The subject of such superheated ban-nerlines last week was a new colored movie process called Rouxcolor. Though hardly as colossal as the excitable French puffs made out, the first Rouxcolor films made moviemen sit up & take notice. To many they seemed sharper and more nearly faithful to natural color values than Technicolor itself. Furthermore, Rouxcolor is an impressive cost-cutter: it can be made with an ordinary black& -white camera equipped with a special lens--at about the same cost as black-&-white film.
Four in One. Two brothers, Armand and Lucien Roux, both opticians, have spent 17 years at the process, working in their fifth-floor laboratory in a drab building on the Left Bank. Fortnight ago they invited famed Writer-Producer Marcel Pagnol to see some test shots. Greatly excited by what he saw, Pagnol (The Baker's Wife, The Welldigger's Daughter) asked to take some color shots of his own. They turned out so well that he decided to shelve the black-&-white film on Franz Schubert (La Belle Meuniere) which he had just finished, and shoot it over again in Rouxcolor. When he releases the color film next September, he expects to make "screen history."
The secret of Rouxcolor is a lens which is divided into four parts, each with a filter for a different color (red, yellow, green, blue). The four-in-one lens "decomposes" light, making four different images on the film. (A gadget prevents distortion of the images in relation to each other.) When projected through a similar lens, the four-color images are "recomposed" into one color picture. The color of the projected image on the screen is given, not by the film as in other processes, but by the four-in-one lens through which the black-&-white film is projected.

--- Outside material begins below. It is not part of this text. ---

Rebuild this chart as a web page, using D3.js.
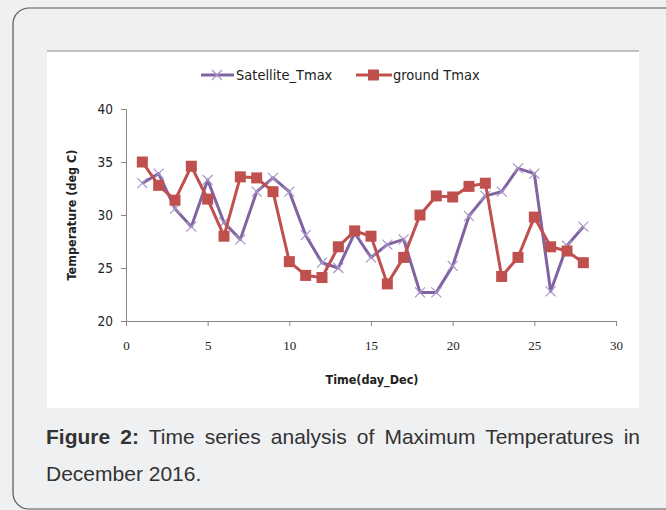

'No Sale. Rouxcolor, the inventors say, can be filmed simply by attaching their four-in-one photo lens (a matter of two minutes) to a black-&-white camera, and shooting with black-&-white film. Projection is just as easy. Laboratories can process the film as if it were black-&-white, thus bypass the costly printing of color film.
The Roux brothers do not plan to sell equipment. They expect to rent lenses to producers and moviehouses, hope to have all France supplied in two years. Except for a few first-run moviehouses in major cities, the U.S. will have to wait its turn.
To Hollywood, which has spent millions in its quest for a simple, inexpensive color process, the invention of the Roux brothers seemed too good to be true. Moviemakers had seen too many processes come & go to get excited. But research cameramen have long worked to perfect a process in which the lens and not the film would be the principal color agent. Up to now, experiments with such lenses have not worked out commercially. Hollywood wanted to hear more.